One bushel will usually be enough to make a canner (7 quarts) full.


----------



## Mudpuddie

vtfarma said:


> Okay so I am looking for a general idea... the ears of corn are running 8 inches long. I am wondering how much corn to buy approximately for canning
> 
> Thanks, Laurie


I was searching for this answer and just got done with my first batch so here's what I had: I used 15 ears of corn to fill 8 pints size jars because that's the size I wanted to use and my pressure canner will fit 8 pints size wide mouth jars. The ears were all different sizes. When I bought them I was told there was 26 ears to a half bushel so I bought a half bushel not knowing how much trouble canning would be or how long it would take. Is it worth it? Probably not unless you're growing your own...but it was a fun process. Yes....I will be doing it again. Possibly tomorrow


----------



## [email protected]

I grow lots of sweet corn. we put up about 50 pints frozen cut off the cob, cream style.
i plant Serendipity from Jung. have for many years after trying lots of different kinds.
the ears are not huge. 
I never counted how many ears to the pint.
so I guess I am no help to you.
my wife got a free can of cream style corn and served it.
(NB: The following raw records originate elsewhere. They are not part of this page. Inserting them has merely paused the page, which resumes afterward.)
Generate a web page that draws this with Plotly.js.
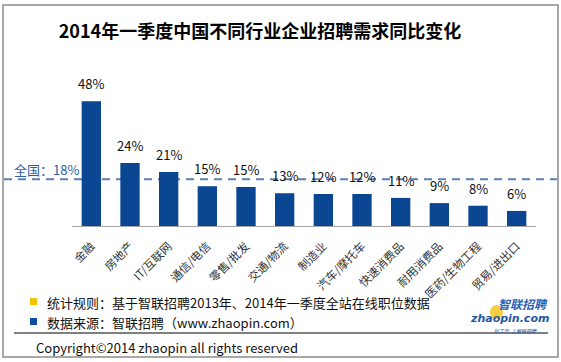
<!DOCTYPE html>
<html>
<head>
<meta charset="utf-8">
<script src="https://cdn.plot.ly/plotly-3.0.1.min.js"></script>
<style>html,body{margin:0;padding:0;background:#fff;}#chart{width:561px;height:362px;}</style>
</head>
<body>
<div id="chart"></div>
<script>
// Data
var categories = ['金融','房地产','IT/互联网','通信/电信','零售/批发','交通/物流','制造业','汽车/摩托车','快速消费品','耐用消费品','医药/生物工程','贸易/进出口'];
var values = [48, 24.2, 20.8, 15.3, 15.0, 12.6, 12.3, 12.3, 10.8, 8.8, 7.8, 5.8];
var valueLabels = ['48%','24%','21%','15%','15%','13%','12%','12%','11%','9%','8%','6%'];
var nationalValue = 18;
var nationalLabel = '全国：18%';
var titleText = '2014年一季度中国不同行业企业招聘需求同比变化';
var noteRule = '统计规则：基于智联招聘2013年、2014年一季度全站在线职位数据';
var noteSource = '数据来源：智联招聘（www.zhaopin.com）';
var copyrightText = 'Copyright©2014 zhaopin all rights reserved';

var FONT = '"Noto Sans CJK SC", "Noto Sans", sans-serif';
var L = 72, R = 536, T = 70, B = 226;
function px(x){ return (x - L) / (R - L); }
function py(y){ return (B - y) / (B - T); }

var trace = {
  type: 'bar',
  x: categories,
  y: values,
  width: 0.5,
  marker: {color: '#0b4693'},
  hoverinfo: 'none'
};

function note(x, y, text, size, color, xanchor, family){
  return {xref:'paper', yref:'paper', x: px(x), y: py(y), text: text, showarrow:false,
    xanchor: xanchor || 'center', yanchor: 'middle',
    font:{family: family || FONT, size: size, color: color}};
}

var annotations = categories.map(function(c, i){
  return {x: c, y: values[i], xref: 'x', yref: 'y', text: valueLabels[i], showarrow: false,
    xanchor: 'center', yanchor: 'bottom', yshift: 6, font: {family: FONT, size: 13, color: '#111'}};
});
annotations.push(note(46, 169, nationalLabel, 13, '#2f5f9f'));
annotations.push(note(45, 302, noteRule, 13, '#111', 'left'));
annotations.push(note(45, 322, noteSource, 13, '#111', 'left'));
annotations.push(note(34, 347, copyrightText, 13, '#111', 'left'));
annotations.push(note(523, 303, '<b><i>智联招聘</i></b>', 12, '#2a63b4'));
annotations.push(note(509, 318.5, '<b><i>zhaopin.com</i></b>', 11, '#1f56a6', 'center', '"DejaVu Sans", sans-serif'));
annotations.push(note(515, 330, '<i>好工作  上智联招聘</i>', 5, '#1f56a6'));

var shapes = [
  {type:'rect', xref:'paper', yref:'paper', x0: px(3), x1: px(558), y0: py(5), y1: py(357),
    line:{color:'#8c8c8c', width:1.5}, fillcolor:'rgba(0,0,0,0)', layer:'below'},
  {type:'line', xref:'paper', yref:'y', x0: px(4), x1: px(557), y0: nationalValue, y1: nationalValue,
    line:{color:'#5b80b4', width:2, dash:'8px,6px'}, layer:'below'},
  {type:'line', xref:'paper', yref:'paper', x0: px(14), x1: px(548), y0: py(333), y1: py(333),
    line:{color:'#000', width:1}},
  {type:'rect', xref:'paper', yref:'paper', x0: px(30), x1: px(37), y0: py(298), y1: py(305),
    line:{width:0}, fillcolor:'#f5c400'},
  {type:'rect', xref:'paper', yref:'paper', x0: px(30), x1: px(37), y0: py(318), y1: py(325),
    line:{width:0}, fillcolor:'#0b4f9e'},
  {type:'circle', xref:'paper', yref:'paper', x0: px(490), x1: px(503), y0: py(305), y1: py(319),
    line:{width:0}, fillcolor:'rgba(245,200,40,0.9)', layer:'above'}
];

var layout = {
  width: 561, height: 362,
  margin: {l: L, r: 561 - R, t: T, b: 362 - B, pad: 0},
  paper_bgcolor: '#fff', plot_bgcolor: 'rgba(0,0,0,0)',
  showlegend: false,
  title: {text: '<b>' + titleText + '</b>', x: 260/561, xanchor: 'center', xref: 'container',
    y: 1 - 32/362, yanchor: 'middle', yref: 'container',
    font: {family: FONT, size: 18, color: '#000'}},
  xaxis: {type: 'category', range: [-0.5, 11.5], showline: true, linecolor: '#a6a6a6', linewidth: 1,
    ticks: 'outside', ticklen: 8, tickcolor: 'rgba(0,0,0,0)', tickangle: -45,
    tickfont: {family: FONT, size: 11.5, color: '#333'}, showgrid: false, fixedrange: true},
  yaxis: {range: [0, 60], visible: false, showgrid: false, zeroline: false, fixedrange: true},
  annotations: annotations,
  shapes: shapes
};

Plotly.newPlot('chart', [trace], layout, {displayModeBar: false, staticPlot: true});
</script>
</body>
</html>
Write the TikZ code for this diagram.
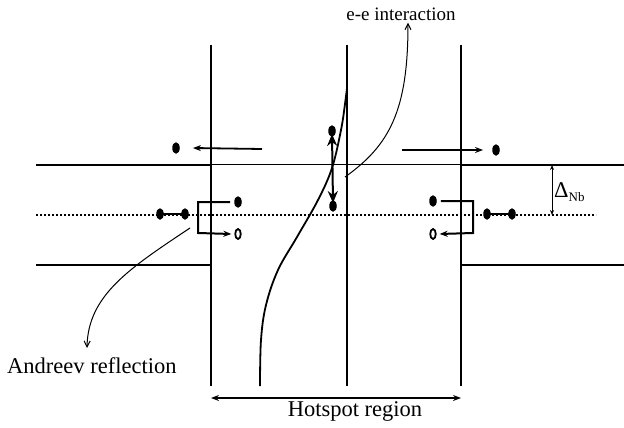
\documentclass[tikz,border=0pt]{standalone}
\usepackage{fontspec}
\setmainfont{Liberation Serif}
\usetikzlibrary{arrows.meta,shapes.geometric}
\begin{document}
\begin{tikzpicture}[x=1pt,y=-1pt,
  lead/.style={line width=2.6pt},
  wall/.style={line width=1.6pt},
  weak/.style={line width=0.9pt},
  particle/.style={ellipse,fill=black,inner sep=0pt,minimum width=7.5pt,minimum height=11.5pt},
  hole/.style={ellipse,draw,line width=1.8pt,inner sep=0pt,minimum width=5.5pt,minimum height=10pt},
  flow/.style={line width=1.8pt,-{Stealth[length=8pt,width=6pt]}},
  pointer/.style={line width=1pt,-{Straight Barb[length=6pt,width=6pt]}},
  caption/.style={font=\fontsize{22.5}{27}\selectfont,inner sep=0pt},
  small/.style={font=\fontsize{19}{23}\selectfont,inner sep=0pt}
]
\useasboundingbox (0,0) rectangle (624,428);

% leads (superconducting banks) and the hot region
\draw[lead] (36,165) -- (211,165);
\draw[weak] (211,164) -- (460,164);
\draw[lead] (460,165) -- (624,165);
\draw[lead] (36,265) -- (211,265);
\draw[lead] (460,265) -- (624,265);
\draw[line width=2pt,dotted] (36,215) -- (596,215);

% walls of the hotspot
\coordinate (wlT) at (211,45);  \coordinate (wlB) at (211,386);
\coordinate (wmT) at (347,45);  \coordinate (wmB) at (347,386);
\coordinate (wrT) at (461,45);  \coordinate (wrB) at (461,386);
\draw[wall] (wlT) -- (wlB);
\draw[line width=1.3pt] (wmT) -- (wmB);
\draw[wall] (wrT) -- (wrB);

% temperature-like profile
\draw[line width=1.8pt] plot[smooth,tension=0.6] coordinates
  {(260,386) (261,340) (266,305) (278,270) (297,237) (318,200) (332,168) (341,130) (345,104) (347,88)};

% electrons, holes and Cooper pairs
\node[particle] (L1) at (160,214) {};
\node[particle] (L2) at (185,214) {};
\node[particle] (LE) at (238,202) {};
\node[hole]     (LH) at (238,234) {};
\node[particle] (R1) at (487,214) {};
\node[particle] (R2) at (512,214) {};
\node[particle] (RE) at (433,201) {};
\node[hole]     (RH) at (433,234) {};
\node[particle] (UL) at (176,148) {};
\node[particle] (UR) at (496,150) {};
\node[particle] (CT) at (332,131) {};
\node[particle] (CB) at (333,206) {};

\draw[line width=2.8pt] (L1.center) -- (L2.center);
\draw[line width=2.8pt] (R1.center) -- (R2.center);

% Andreev reflection brackets
\coordinate (lb1) at (198,202); \coordinate (lb2) at (198,233);
\draw[flow,line width=2pt] ([xshift=-4pt]LE.west) -- (lb1) -- (lb2) -- ([xshift=-3pt]LH.west);
\coordinate (rb1) at (473,201); \coordinate (rb2) at (473,233);
\draw[flow,line width=2pt] ([xshift=4pt]RE.east) -- (rb1) -- (rb2) -- ([xshift=3pt]RH.east);

% quasiparticles escaping from the hotspot
\coordinate (ulS) at (262,149);
\draw[flow] (ulS) -- ([xshift=13pt]UL.east);
\coordinate (urS) at (402,150);
\draw[flow] (urS) -- ([xshift=-9pt]UR.west);

% e-e scattering
\draw[line width=2pt,{Stealth[length=12pt,width=10pt]}-{Stealth[length=12pt,width=10pt]}]
  ([yshift=3pt]CT.south) -- ([yshift=-3pt]CB.north);

% gap marker
\coordinate (gT) at (552,165); \coordinate (gB) at (552,215);
\draw[line width=1pt,{Stealth[length=5pt,width=4pt]}-{Stealth[length=5pt,width=4pt]}] (gT) -- (gB);
\node[caption,anchor=base west] (gap) at (554,197) {Δ\raisebox{-4pt}{\fontsize{13}{13}\selectfont Nb}};

% labels with pointers
\node[small] (ee) at (401,14) {e-e interaction};
\coordinate (eeS) at (345,177);
\draw[pointer] (eeS) .. controls (390,145) and (408,110) .. ([yshift=-2pt]ee.south -| 408,0);

\node[caption,anchor=west] (ar) at (7,366) {Andreev reflection};
\coordinate (arS) at (190,228);
\coordinate (arT) at (87,348);
\draw[pointer] (arS) .. controls (130,268) and (88,295) .. (arT);

% hotspot extent
\coordinate (hL) at (211,398); \coordinate (hR) at (461,398);
\draw[line width=1.4pt,{Stealth[length=8pt,width=6pt]}-{Stealth[length=8pt,width=6pt]}] (hL) -- (hR);
\node[caption] (hs) at (355,411) {Hotspot region};
\end{tikzpicture}
\end{document}
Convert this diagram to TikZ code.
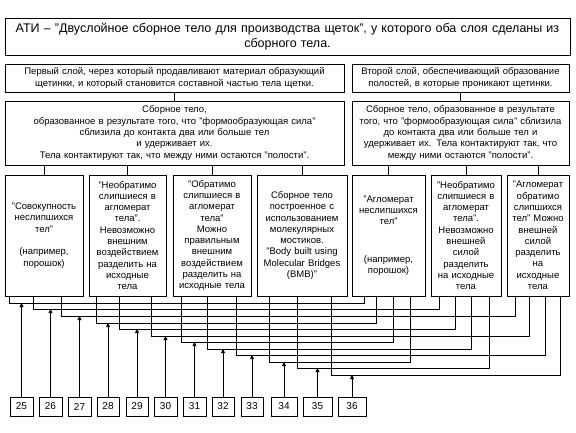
\documentclass[tikz,border=0pt]{standalone}
\usepackage{fontspec}
\setmainfont{Liberation Sans}
\usetikzlibrary{arrows.meta,calc}
\begin{document}
\begin{tikzpicture}[x=1bp,y=-1bp,
  bx/.style={draw, line width=0.9bp, inner sep=0pt, align=center},
  ln/.style={line width=0.9bp},
  arr/.style={line width=0.9bp, -{Triangle[width=4bp,length=4bp]}},
  txt/.style={font=\fontsize{9.5bp}{11.3bp}\selectfont},
  leaf/.style={bx, txt, minimum height=121bp},
]
\useasboundingbox (0,0) rectangle (576,432);

\node[bx, minimum width=565bp, minimum height=37bp, text width=560bp,
  font=\fontsize{12.5bp}{15.5bp}\selectfont] (T) at (287.5,36.5)
  {АТИ – "Двуслойное сборное тело для производства щеток", у которого оба слоя сделаны из\\сборного тела.};

\node[bx, txt, minimum width=339bp, minimum height=28bp, text width=335bp] (R1) at (174.5,78)
  {Первый слой, через который продавливают материал образующий\\щетинки, и который становится составной частью тела щетки.};
\node[bx, txt, minimum width=217bp, minimum height=28bp, text width=213bp] (R2) at (460.5,78)
  {Второй слой, обеспечивающий образование\\полостей, в которые проникают щетинки.};

\node[bx, txt, minimum width=339bp, minimum height=64bp, text width=335bp] (R3) at (174.5,133)
  {Сборное тело,\\образованное в результате того, что "формообразующая сила"\\сблизила до контакта два или больше тел\\и удерживает их.\\Тела контактируют так, что между ними остаются "полости".};
\node[bx, txt, minimum width=217bp, minimum height=64bp, text width=213bp] (R4) at (460.5,133)
  {Сборное тело, образованное в результате\\того, что "формообразующая сила" сблизила\\до контакта два или больше тел и\\удерживает их. Тела контактируют так, что\\между ними остаются "полости".};

\node[leaf, minimum width=78bp, text width=74bp] (L1) at (44,235.5)
  {"Совокупность\\неслипшихся\\тел"\\[11.3bp](например,\\порошок)};
\node[leaf, minimum width=77bp, text width=73bp] (L2) at (127.5,235.5)
  {"Необратимо\\слипшиеся в\\агломерат\\тела".\\Невозможно\\внешним\\воздействием\\разделить на\\исходные\\тела};
\node[leaf, minimum width=78bp, text width=74bp] (L3) at (212,235.5)
  {"Обратимо\\слипшиеся в\\агломерат\\тела"\\Можно\\правильным\\внешним\\воздействием\\разделить на\\исходные тела};
\node[leaf, minimum width=90bp, text width=86bp] (L4) at (302,235.5)
  {Сборное тело\\построенное с\\использованием\\молекулярных\\мостиков.\\"Body built using\\Molecular Bridges\\(BMB)"};
\node[leaf, minimum width=73bp, text width=69bp] (L5) at (388.5,235.5)
  {"Агломерат\\неслипшихся\\тел"\\[26bp](например,\\порошок)};
\node[leaf, minimum width=70bp, text width=66bp] (L6) at (466,235.5)
  {"Необратимо\\слипшиеся в\\агломерат\\тела".\\Невозможно\\внешней\\силой\\разделить\\на исходные\\тела};
\node[leaf, minimum width=62bp, text width=60bp] (L7) at (538,235.5)
  {"Агломерат\\обратимо\\слипшихся\\тел" Можно\\внешней\\силой\\разделить\\на\\исходные\\тела};

\draw[ln] (R1.south) -- (R3.north);
\draw[ln] (R2.south) -- (R4.north);
\foreach \L in {L1,L2,L3,L4} \draw[ln] (R3.south -| \L.north) -- (\L.north);
\foreach \L in {L5,L6,L7} \draw[ln] (R4.south -| \L.north) -- (\L.north);

\foreach \n/\x/\w in {25/21.5/23, 26/50.5/23, 27/79.5/23, 28/108/22, 29/137/22, 30/165.5/23,
  31/194.5/23, 32/223/22, 33/252/22, 34/284/26, 35/317.5/29, 36/352/28}
  \node[bx, minimum width=\w bp, minimum height=19bp, font=\fontsize{10bp}{12bp}\selectfont] (n\n) at (\x,406.5) {\n};

\foreach \la/\da/\lb/\db/\yy/\n in {
 L1/5/L5/13/303/25, L1/29/L6/9/309/26, L1/57/L7/9/316/27,
 L2/8/L5/25/323/28, L2/31/L6/25/329/29, L2/63/L7/23/336/30,
 L3/9/L5/42/342/31, L3/35/L6/41/349/32, L3/64/L7/39/355/33,
 L4/13/L5/59/362/34, L4/41/L6/59/368/35, L4/75/L7/54/375/36}{
  \coordinate (yy) at (0,\yy);
  \coordinate (pa) at ($(\la.south west)+(\da,0)$);
  \coordinate (pb) at ($(\lb.south west)+(\db,0)$);
  \draw[ln] (pa) |- (pb |- yy) -- (pb);
  \draw[arr] (n\n.north) -- (n\n.north |- yy);
}
\end{tikzpicture}
\end{document}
I thought it was one of our packages gone bad..
I never want to run out of our own..

we can pick the corn and have it all in the freezer in the time between lunch and supper.
we blanch the ears about 7 minutes and then cool them and scrape them clean. 2 cupfuls into a ziplok bag and into the freezer.

I would guess 8 ears to the pint..

.........jiminwisc.........


----------